The music we hear, the news we read, the shows we watch, the activities in which we engage, they all have something to tell us about the truth of life, but they often tell very different stories. How many different worldviews are there out there? John says there are only two, and he gives us a means of testing the voices and parsing truth from error. Does the worldview being offered, or the voice speaking it, reflect the Savior Jesus Christ? Here is another sticking point. When I say “reflection of Jesus Christ”, I don’t mean the baggage that comes alongside the political, social, and church-eese etiquette of our modern American experience. I simply mean the grace and peace of Jesus in his living, dying, and resurrection. The reality is that we are all walking contradictions and full of double standards in our convictions, thoughts, actions, and passions. This is what it means to live as sinful people in a sinful world. There was only one who lived with no contradiction. And when I read his words in the gospels I am cut to the core of my own failings.

Jesus becomes for me the voice, the way, the test of whether what I’m hearing, seeing, or reading is from God or from the world. Jesus is the parsing line of politics and morality, of social gatherings or true fellowship, of information or edification. We hold it up to the light when we compare what we’re hearing alongside the Savior. I can say this with confidence about myself and I’m pretty sure I speak for vast swaths of our American church culture; most of what we’re consuming is not from God. But rather than switching off the radio, tv, or slamming the laptop or the book in fear, anger, frustration, and exasperation, we need to simply realize that we stand among a multitude with a unique charge of being a counter voice.

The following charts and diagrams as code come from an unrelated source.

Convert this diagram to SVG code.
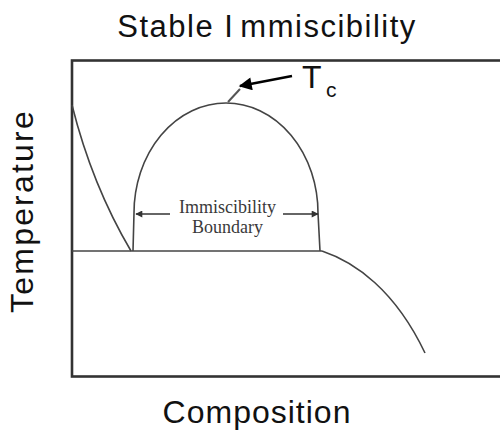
<svg xmlns="http://www.w3.org/2000/svg" width="500" height="432" viewBox="0 0 500 432">
<style>
.lbl{font-family:"Liberation Sans",Arial,sans-serif;fill:#111}
.plot{fill:none;stroke:#444;stroke-width:1.6}
.ser{font-family:"Liberation Serif","Times New Roman",serif;font-size:18px;fill:#3a3a3a;text-anchor:middle}
</style>
<defs>
<marker id="sm" viewBox="0 0 10 10" refX="9" refY="5" markerWidth="9" markerHeight="7" orient="auto" markerUnits="userSpaceOnUse">
<path d="M0,0 L10,5 L0,10 z" fill="#333"/>
</marker>
<marker id="big" viewBox="0 0 10 10" refX="9" refY="5" markerWidth="16" markerHeight="13" orient="auto" markerUnits="userSpaceOnUse">
<path d="M0,0 L10,5 L0,10 z" fill="#000"/>
</marker>
</defs>
<rect width="500" height="432" fill="#fff"/>
<g id="title"><text class="lbl" x="267" y="37" font-size="31" text-anchor="middle" letter-spacing="1.5">Stable I<tspan dx="6">mmiscibility</tspan></text></g>
<g id="ylabel"><text class="lbl" font-size="32" text-anchor="middle" letter-spacing="2.2" transform="translate(33,211) rotate(-90)">Temperature</text></g>
<g id="xlabel"><text class="lbl" x="257" y="423" font-size="32" text-anchor="middle" letter-spacing="1">Composition</text></g>
<g id="frame"><rect x="72" y="60.5" width="440" height="316" fill="none" stroke="#333" stroke-width="2.6"/></g>
<g id="curves">
<path class="plot" d="M72,105 Q92,185 131,251"/>
<path class="plot" d="M72,251 L322,251"/>
<path class="plot" d="M133,251 L134,213 A92,110 0 0 1 318,213 L320,251"/>
<path class="plot" d="M322,251 C355,262 395,290 425,353"/>
</g>
<g id="boundary-label">
<text class="ser" x="227.5" y="213">Immiscibility</text>
<text class="ser" x="227.5" y="233">Boundary</text>
</g>
<g id="connectors">
<line x1="170" y1="214" x2="136" y2="214" stroke="#333" stroke-width="1.6" marker-end="url(#sm)"/>
<line x1="283" y1="214" x2="318" y2="214" stroke="#333" stroke-width="1.6" marker-end="url(#sm)"/>
<line x1="228" y1="102" x2="240" y2="89" stroke="#555" stroke-width="2"/>
<line x1="292" y1="76" x2="240" y2="86" stroke="#000" stroke-width="2.5" marker-end="url(#big)"/>
</g>
<g id="tc"><text class="lbl" x="302" y="88" font-size="32">T</text><text class="lbl" x="326" y="97" font-size="21">c</text></g>
</svg>
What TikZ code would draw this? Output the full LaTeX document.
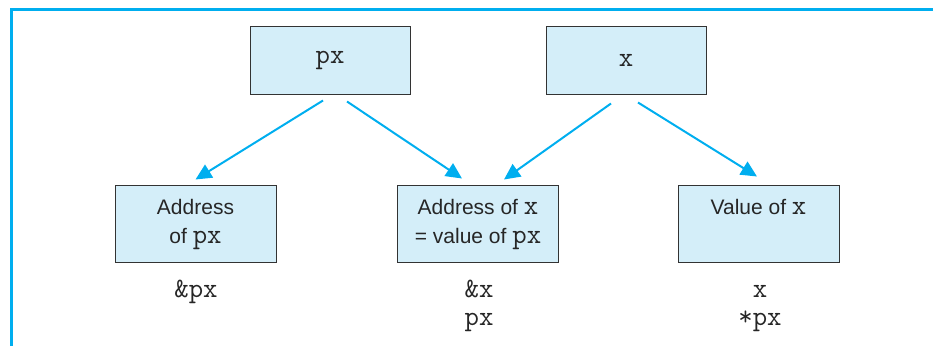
\documentclass[tikz,border=0pt]{standalone}
\usepackage{fontspec}
\setmainfont{Liberation Sans}
\usetikzlibrary{arrows.meta}
\definecolor{framecyan}{HTML}{00AEEF}
\definecolor{boxfill}{HTML}{D4EEF9}
\definecolor{boxline}{HTML}{333333}
\newcommand\cmono[1]{{\fontsize{28}{29}\selectfont\ttfamily #1}}
\tikzset{
  varbox/.style={draw=boxline, line width=1pt, fill=boxfill, minimum width=160pt, minimum height=68pt, inner sep=0pt, font=\fontsize{21}{29}\selectfont, text=black!85},
  membox/.style={draw=boxline, line width=1pt, fill=boxfill, minimum width=161pt, minimum height=77pt, inner sep=0pt, align=center, font=\fontsize{21}{29}\selectfont, text=black!85},
  ptr/.style={draw=framecyan, line width=2pt, -{Triangle[length=16pt,width=15pt]}},
  expr/.style={anchor=base, inner sep=0pt, text=black!85},
  frameline/.style={draw=framecyan, line width=3pt}
}
\begin{document}
\begin{tikzpicture}[x=1pt,y=-1pt]
\useasboundingbox (0,0) rectangle (933,346);
\draw[frameline] (11,346) -- (11,9.5) -- (933,9.5);

\node[varbox] (px) at (330,60) {\cmono{px}};
\node[varbox] (xv) at (626,60) {\cmono{x}};

\node[membox] (a) at (195.5,223.5) {\strut Address\\\strut of \cmono{px}};
\node[membox] (b) at (478,223.5) {\strut Address of \cmono{x}\\\strut = value of \cmono{px}};
\node[membox] (c) at (758.5,223.5) {\strut Value of \cmono{x}\\\strut};

\node[expr] (la) at (196,297) {\cmono{\&px}};
\node[expr] (lb1) at (479,297) {\cmono{\&x}};
\node[expr] (lb2) at (479,325) {\cmono{px}};
\node[expr] (lc1) at (760,297) {\cmono{x}};
\node[expr] (lc2) at (760,325) {\cmono{*px}};

\draw[ptr] ([xshift=-7pt,yshift=-6pt]px.south) -- ([yshift=5pt]a.north);
\draw[ptr] ([xshift=17pt,yshift=-7pt]px.south) -- ([xshift=-16pt,yshift=6pt]b.north);
\draw[ptr] ([xshift=-15pt,yshift=-9pt]xv.south) -- ([xshift=26pt,yshift=5pt]b.north);
\draw[ptr] ([xshift=12pt,yshift=-8pt]xv.south) -- ([xshift=-1.5pt,yshift=8pt]c.north);
\end{tikzpicture}
\end{document}
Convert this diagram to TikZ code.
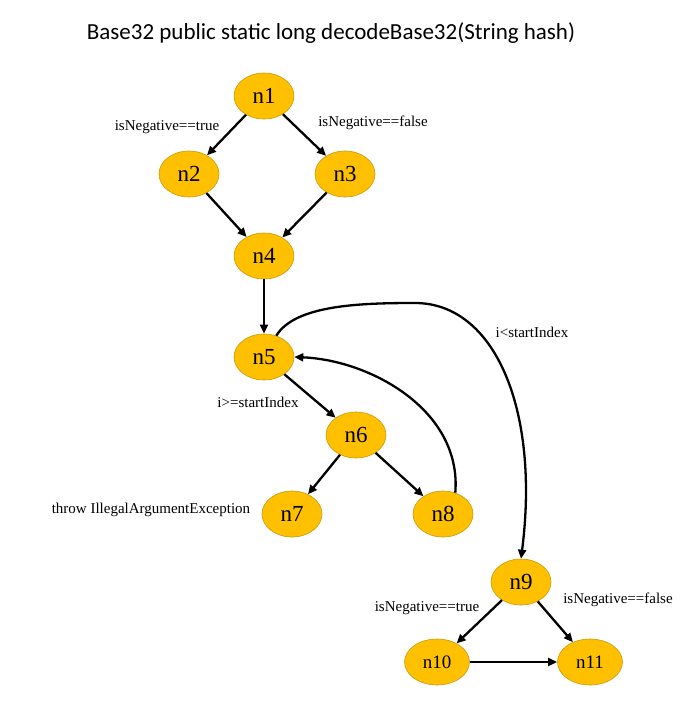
\documentclass[tikz,border=0pt]{standalone}
\usepackage{fontspec}
\setmainfont{Liberation Serif}
\newfontfamily\titlefont{Carlito}
\usetikzlibrary{arrows.meta,shapes.geometric}
\definecolor{nodefill}{HTML}{FFC000}
\definecolor{nodeline}{HTML}{C89A10}

\begin{document}
\begin{tikzpicture}[
  x=1pt, y=-1pt,
  state/.style={ellipse, draw=nodeline, fill=nodefill, line width=0.6pt, minimum width=60pt, minimum height=46pt, inner sep=0pt, font=\fontsize{23}{25}\selectfont},
  smallstate/.style={state, minimum width=65pt, font=\fontsize{19}{21}\selectfont},
  cond/.style={font=\fontsize{15}{17}\selectfont, inner sep=1pt},
  flow/.style={-{Triangle[length=9pt,width=8pt]}, line width=2.3pt}
]
\useasboundingbox (0,0) rectangle (691,710);
\node[font=\titlefont\fontsize{23}{26}\selectfont] (title) at (331,33) {Base32 public static long decodeBase32(String hash)};

% nodes
\node[state] (n1) at (264,96) {n1};
\node[state] (n2) at (189,174) {n2};
\node[state] (n3) at (345,174) {n3};
\node[state] (n4) at (264,256) {n4};
\node[state] (n5) at (264,357) {n5};
\node[state] (n6) at (356,435) {n6};
\node[state] (n7) at (292,514) {n7};
\node[state] (n8) at (443,514) {n8};
\node[state] (n9) at (521,582) {n9};
\node[smallstate] (n10) at (437,662) {n10};
\node[smallstate] (n11) at (590,662) {n11};

% conditions
\node[cond] (c12) at (167,127) {isNegative==true};
\node[cond] (c13) at (373,123) {isNegative==false};
\node[cond] (c59) at (532,332) {i<startIndex};
\node[cond] (c56) at (258,402) {i>=startIndex};
\node[cond] (c7) at (151,510) {throw IllegalArgumentException};
\node[cond] (c910) at (427,608) {isNegative==true};
\node[cond] (c911) at (618,600) {isNegative==false};

% edges
\draw[flow] (n1) -- (n2);
\draw[flow] (n1) -- (n3);
\draw[flow] (n2) -- (n4);
\draw[flow] (n3) -- (n4);
\draw[flow] (n4) -- (n5);
\draw[flow] (n5) -- (n6);
\draw[flow] (n6) -- (n7);
\draw[flow] (n6) -- (n8);
\draw[flow] (n8.60) .. controls (462,410) and (370,360) .. (n5.east);
\draw[flow] (n5.60) .. controls (295,305) and (360,303) .. (415,303)
  .. controls (495,303) and (540,410) .. (n9.north);
\draw[flow] (n9) -- (n10);
\draw[flow] (n9) -- (n11);
\draw[flow] (n10) -- (n11);
\end{tikzpicture}
\end{document}
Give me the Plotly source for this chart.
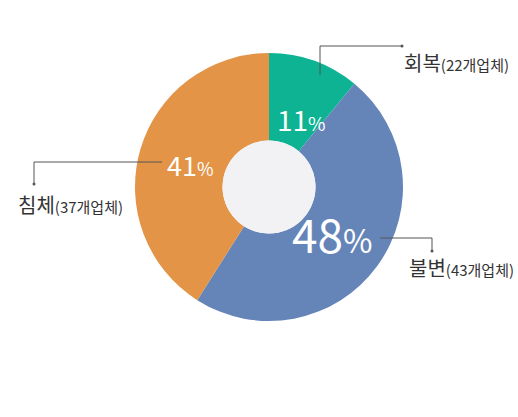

The testing of the spirits then becomes one in which we administer on our own thoughts and opinions. This is not just about what we’re consuming; it is about what we’re producing with our posture and position. Are we walking, talking, and typing in the Spirit of truth? Let us be faithful in proclaiming the reality of the Creator who came in the flesh to teach, and show us the truth, as a reflection of His love and grace. We may not receive many compliments with this approach, but alas, who lives there anyway?

 

[1] The Holy Bible: English Standard Version. (2016). (1 Jn 4:1–6). Wheaton: Standard Bible Society.